BERT sounds like the name of a dull cousin with a stamp collection and a job at a car wash, so you might be surprised to hear that the name could actually mean a lot to your digital marketing strategy.
That’s because BERT is a Google system update, which was unveiled at the end of 2019 and dubbed the biggest update in five years.
For many business owners and marketers, a Google update from last year might not sound that important, but as it changed the entire content writing game, you need to not only be aware of it but also understand how it works and how it affects you.
To help, I’ve put together an introductory piece to teach you what BERT is and how it will influence your digital marketing strategy now and in the future.
What Does BERT Stand For?
As you might have already guessed, BERT is an acronym. It stands for Bidirectional Encoder Representations from Transformers.
That’s a bit of a mouthful, so Google and pretty much everyone else just calls it BERT. It is designed to help Google with natural language processing (NLP).
NLP is an AI solution that gives search engines like Google the chance to understand the nuances of language.
So, the example that Google gives is a search for: ‘2019 Brazil traveller to USA need a visa’.
Before BERT, Google would have been confused by the poor grammar and would have taken the keywords at face value –
As a result, it might have provided a result that doesn’t reflect the true intention of the user; in this case, an article about US travellers going to Brazil.
After BERT, the search engine can understand the subtleties of language and can derive the intention of the search. It can then direct users towards content that is relevant, such as the website of a US consulate in Brazil.
BERT also allows the search engine to understand slang terms and colloquialisms, and better answer questions from users around the world.
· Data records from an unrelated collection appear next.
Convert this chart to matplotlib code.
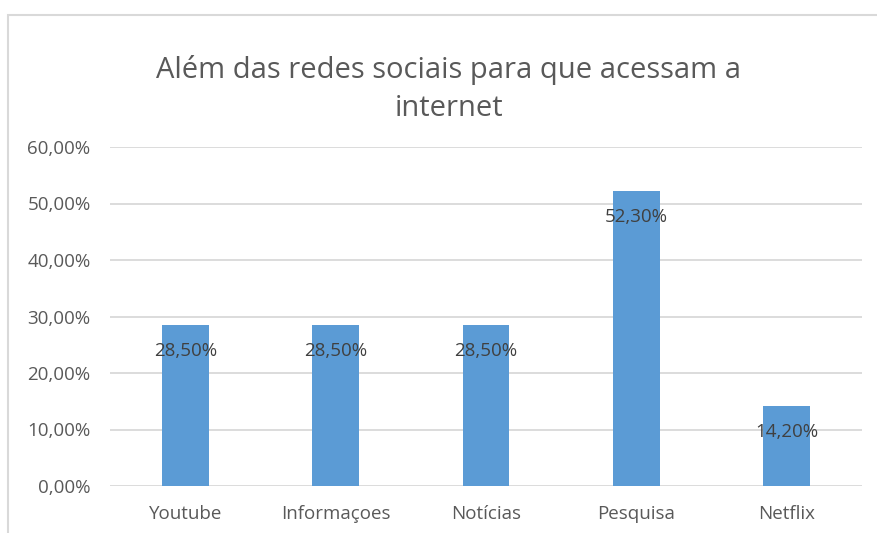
import matplotlib.pyplot as plt
import matplotlib.ticker as ticker
from matplotlib.patches import Rectangle

# ── Data ─────────────────────────────────────────────────────────────────────
categories = ['Youtube', 'Informaçoes', 'Notícias', 'Pesquisa', 'Netflix']
values = [28.5, 28.5, 28.5, 52.3, 14.2]
value_labels = ['28,50%', '28,50%', '28,50%', '52,30%', '14,20%']
y_ticks = [0, 10, 20, 30, 40, 50, 60]

# ── Style ────────────────────────────────────────────────────────────────────
plt.rcParams['font.family'] = ['Open Sans', 'DejaVu Sans']
BAR_COLOR = '#5B9BD5'
TEXT_GRAY = '#595959'
GRID_GRAY = '#D9D9D9'

fig = plt.figure(figsize=(8.78, 5.33), dpi=100)
W, H = 878, 533

# chart frame (light gray border, left and top visible)
fig.patches.append(Rectangle((8 / W, -0.1), 1.2, 1 - 15 / H + 0.1,
                             transform=fig.transFigure, fill=False,
                             edgecolor='#D9D9D9', linewidth=1.5))

ax = fig.add_axes([110 / W, 1 - 486 / H, 752 / W, (486 - 147) / H])
x = range(len(categories))
ax.bar(x, values, width=0.31, color=BAR_COLOR, zorder=3)

for i, (v, lab) in enumerate(zip(values, value_labels)):
    ax.annotate(lab, xy=(i, v), xytext=(0, -19), textcoords='offset points',
                ha='center', va='center', fontsize=13.5, color='#404040', zorder=4)

ax.set_xlim(-0.5, len(categories) - 0.5)
ax.set_ylim(0, 60)
ax.set_yticks(y_ticks)
ax.yaxis.set_major_formatter(ticker.FuncFormatter(lambda v, _: f'{v:.2f}%'.replace('.', ',')))
ax.set_xticks(list(x))
ax.set_xticklabels(categories)
ax.tick_params(axis='both', length=0, labelsize=13.5, colors=TEXT_GRAY)
ax.tick_params(axis='y', pad=14)
ax.tick_params(axis='x', pad=14)
ax.grid(axis='y', color=GRID_GRAY, linewidth=1.3, zorder=0)
for s in ax.spines.values():
    s.set_visible(False)

fig.text(449 / W, 1 - 89 / H, 'Além das redes sociais para que acessam a\ninternet',
         ha='center', va='center', fontsize=21, color=TEXT_GRAY, linespacing=1.38)

fig.savefig('out.png', dpi=100)
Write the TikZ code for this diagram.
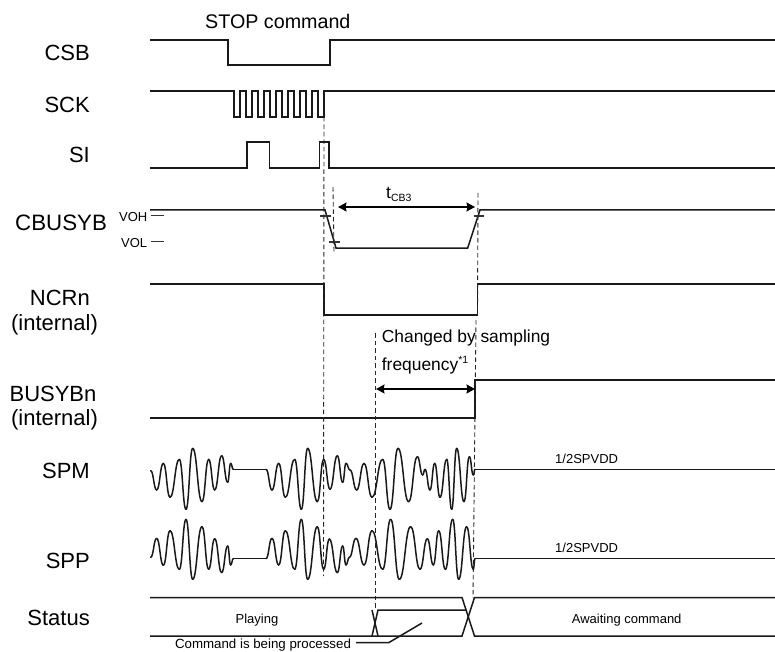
\documentclass[tikz,border=0pt]{standalone}
\usepackage{fontspec}
\setmainfont{Liberation Sans}
\usetikzlibrary{arrows.meta}
\newcommand{\fsz}[1]{\fontsize{#1}{#1}\selectfont}
\newcommand{\sinepath}[3]{%
  \foreach \x/\y [remember=\x as \px (initially #1), remember=\y as \py (initially #2)] in {#3} {
    \draw[sine] (\px,\py) .. controls ({\px+0.48*(\x-\px)},\py) and ({\x-0.48*(\x-\px)},\y) .. (\x,\y);
  }}
\tikzset{
  wave/.style={line width=1.5pt,line join=miter,black!90},
  sine/.style={line width=1.5pt,black!90,line cap=round},
  dash line/.style={line width=0.9pt,dash pattern=on 4.5pt off 3pt,black!85},
  span arrow/.style={line width=1.6pt,{Stealth[length=8.5pt,width=9pt,inset=1pt]}-{Stealth[length=8.5pt,width=9pt,inset=1pt]}},
  tick line/.style={line width=1.1pt,black!80},
  siglabel/.style={anchor=base east,inner sep=0pt,font=\fsz{22}},
  midlabel/.style={anchor=base,inner sep=0pt,font=\fsz{22}},
  smalltext/.style={anchor=base,inner sep=0pt,font=\fsz{13}},
  leftsmall/.style={anchor=base west,inner sep=0pt,font=\fsz{13}},
  bodytext/.style={anchor=base west,inner sep=0pt,font=\fsz{17.4}},
}
\begin{document}
\begin{tikzpicture}[x=1pt,y=-1pt]
\useasboundingbox (0,0) rectangle (775,652);
\fill[white] (0,0) rectangle (775,652);
% labels
\node[anchor=base west,inner sep=0pt,font=\fsz{19.7}] (lstop) at (205,28.3) {STOP command};
\node[siglabel] (lcsb) at (90,60.7) {CSB};
\node[siglabel] (lsck) at (90,112.7) {SCK};
\node[siglabel] (lsi) at (90,163) {SI};
\node[anchor=base west,inner sep=0pt,font=\fsz{22.3}] (lcb) at (15,230.7) {CBUSYB};
\node[leftsmall] (lvoh) at (119,221.7) {VOH};
\node[leftsmall] (lvol) at (121,247.7) {VOL};
\node[siglabel] (lncr) at (90,305.7) {NCRn};
\node[midlabel] (lncri) at (54.5,330) {(internal)};
\node[midlabel] (lbus) at (53,401) {BUSYBn};
\node[midlabel] (lbusi) at (54.5,425) {(internal)};
\node[siglabel] (lspm) at (90,478) {SPM};
\node[siglabel] (lspp) at (90,568) {SPP};
\node[siglabel] (lst) at (90,625) {Status};
% waveforms
\draw[wave] (150,40) -- (228,40) -- (228,65) -- (330,65) -- (330,40) -- (775,40);
\draw[wave] (150,91) -- (234,91)
  \foreach \k in {0,...,7} { -- ({234+12*\k},117) -- ({240+12*\k},117) -- ({240+12*\k},91) -- ({246+12*\k},91) }
  -- (775,91);
\draw[wave] (150,168) -- (247,168) -- (247,142) -- (269.5,142) -- (269.5,168) -- (319.5,168) -- (319.5,142) -- (329,142) -- (329,168) -- (775,168);
\draw[wave] (150,210) -- (325,210) -- (336,248) -- (467.7,248) -- (480,210) -- (775,210);
\draw[wave] (150,284) -- (324,284) -- (324,315) -- (477.5,315) -- (477.5,284) -- (775,284);
\draw[wave] (150,418) -- (475,418) -- (475,380) -- (775,380);
% ticks
\draw[tick line] (151,215.7) -- (164,215.7);
\draw[tick line] (151,241.7) -- (164,241.7);
\draw[tick line] (320,216) -- (331,216);
\draw[tick line] (329,242) -- (340,242);
\draw[tick line] (474,216) -- (484,216);
% dashed
\draw[dash line] (324,117) -- (323.5,576);
\draw[dash line] (333,187) -- (334,252);
\draw[dash line] (478,193) -- (477.5,315) (476,320) -- (473,598);
\draw[dash line] (375.3,333) -- (375.3,610);
% spans
\draw[span arrow] (338,207) -- (475,207);
\node[bodytext] (ltcb) at (386,199) {t\raisebox{-2.5pt}{\fsz{10.5}CB3}};
\draw[span arrow] (376,389) -- (475,389);
\node[bodytext] (lch) at (381.7,342.7) {Changed by sampling};
\node[bodytext] (lfr) at (381.7,370) {frequency\raisebox{7pt}{\fsz{10.5}*1}};
% SPM and SPP
\begin{scope}[shift={(140,440)},x=0.33333pt,y=-0.33333pt]
\sinepath{32}{92}{50/150,70/70,90/172,118/58,138/208,158/25,186/185,206/58,224/150,245/47,263/127,272/70,280/88}
\draw[sine] (280,88) -- (378,88);
\sinepath{378}{88}{396/150,416/70,436/172,464/58,484/208,503/25,532/185,551/58,570/148,592/47,608/127,618/70,630/90,650/150,672/70,696/172,728/58,750/208,774/25,806/185,832/50,848/105,855/88,870/150,884/70,900/172,920/58,935/208,950/25,972/185,988/50,1000/105,1005/88}
\draw[sine] (1005,88) -- (1905,88);
\sinepath{32}{352}{50/295,70/376,90/272,118/388,138/238,158/418,186/260,206/388,224/296,245/398,263/318,272/375,280/356}
\draw[sine] (280,356) -- (378,356);
\sinepath{378}{356}{396/295,416/375,436/272,464/388,484/238,503/418,532/260,551/388,568/297,592/398,608/318,618/375,628/352,648/295,672/375,696/272,728/388,752/238,778/418,812/260,840/388,862/296,880/375,896/272,916/388,938/238,956/418,980/260,1000/388,1005/356}
\draw[sine] (1005,356) -- (1905,356);
\end{scope}
\node[leftsmall] (lsv1) at (555,463.3) {1/2SPVDD};
\node[leftsmall] (lsv2) at (555,552.7) {1/2SPVDD};
% status
\draw[wave] (150,597.5) -- (462,597.5) -- (474.5,636) -- (775,636);
\draw[wave] (150,636) -- (462,636) -- (474.5,597.5) -- (775,597.5);
\draw[wave] (372,610) -- (378,636);
\draw[wave] (372,636) -- (378,610) -- (466,610);
\draw[wave] (422,623) -- (389,642.5) -- (356,642.5);
\node[smalltext] (lplay) at (257,623) {Playing};
\node[leftsmall] (lawait) at (571.7,623) {Awaiting command};
\node[smalltext,font=\fsz{13.3}] (lcmd) at (263,648) {Command is being processed};
\end{tikzpicture}
\end{document}
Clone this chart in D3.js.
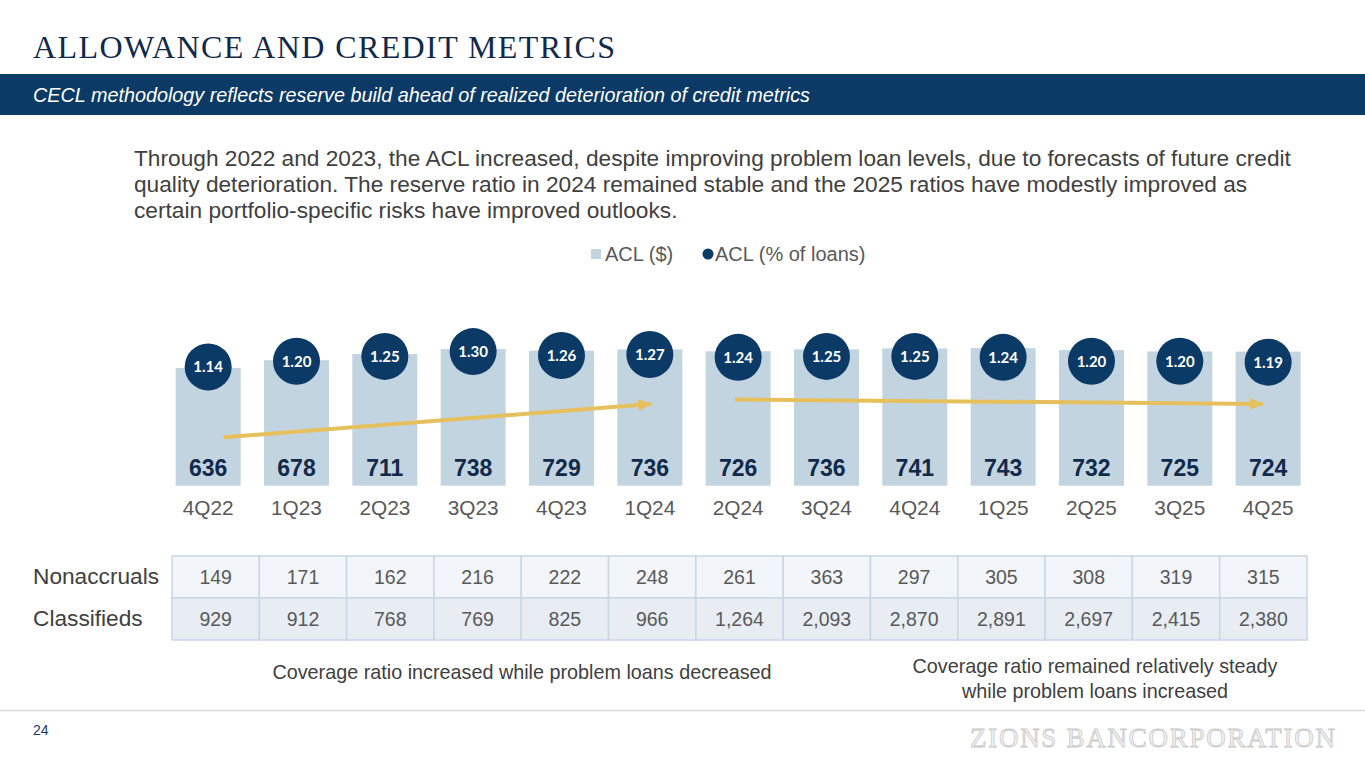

Search Engine Journal used the example of searching for the phrase ‘how to catch a cow fishing’.
A cow in fishing is an American slang term for a large striped bass, but before BERT, Google would have shown users content on the cows that go moo.
Now, thanks to BERT, Google can accurately direct users towards the fishing content that they want, and help them to quickly find what they need without adjusting their language and dropping the slang.
Why Has Google Done This?
Google created and implemented BERT to ensure that it provides users with the reliable information that they need.
After all, that is the search engine’s primary function, as emphasised by its mission statement:
Our mission is to organise the world’s information and make it universally accessible and useful.
Accessibility is the most important word here: Google wants you to be able to access the information you want, in one search, without having to adjust your language to suit its algorithm.
The search engine understands that not everyone uses language perfectly and that in most languages, there is more than one way to phrase a query or question.
That’s why it introduced NLP into its approach and created BERT to help its automated system to process queries and direct users to the most relevant content.
Why Does Anyone Care?
All of this is all very well and good, but you might be wondering what it means for you and your website.
As BERT wasn’t the only Google update to come out in 2019, and there have been even more in 2020, you might wonder how much relevance we should place on this particular update.
While other updates have changed the way Google works, BERT is significant because it affects the way in which the algorithm understands the meaning of both searches and content.
While you might not have noticed an immediate change in your website’s rankings if it is well-written, in the future, you’ll need to focus even more on creating quality content and working to optimise it both for SEO and usability.
That means ensuring that your content meets users’ needs, and isn’t just waffle designed to trick the algorithm.
Google’s wise to SEOs and businesses that try to game the system, and it isn’t here for it. That’s why it introduced BERT- to help it to find content that meets the needs of users, rather than content that has been created to fool the algorithm.
The smarter the AI gets, the more you need to focus on ensuring that you give it what it wants. And what it wants is quality content that is relevant and satisfies user intentions.
Conclusion
At the end of the day, BERT isn’t something definitive that you can adapt around. If your website is well-written, and SEO optimised for common search terms and queries in your chosen niche, then you just need to keep doing what you’re doing.
For websites that haven’t invested in professional, quality content that is well-written and accurate, then now is the time to invest time, energy or money, depending on your in-house capabilities.
Try to create reader personas, and understand what readers want from your content when writing anything, be it a blog post or contact information.
Research the questions that users are asking around your chosen topics so that you can try to answer these questions in your content.
When you’re writing for your website, don’t focus on word count- just write as much as you need to get your point across. Many people claim that Google only indexes pages with X number of words on them, but that’s simply not true.
Google wants your webpage to have as many words as it needs on it. Someone searching for a phone number isn’t going to want to see a contact page with a 2000 word essay on it.
Equally, someone who wants to learn how to establish a successful Magento store online is going to need an in-depth guide, which could be as many as 6000 words or more.
Make sure that you create enough content to give your readers the information they need, and not a word more.
You should also use other SEO techniques, such as internal link building and breadcrumbs, to show the algorithm what each page refers to and improve your chances of ranking for your target keywords.
By improving the algorithm’s understanding of your web pages and what the search queries that they answer, you’ll raise your chances of getting your content noticed by your target audience, which is the whole point of digital marketing in the first place.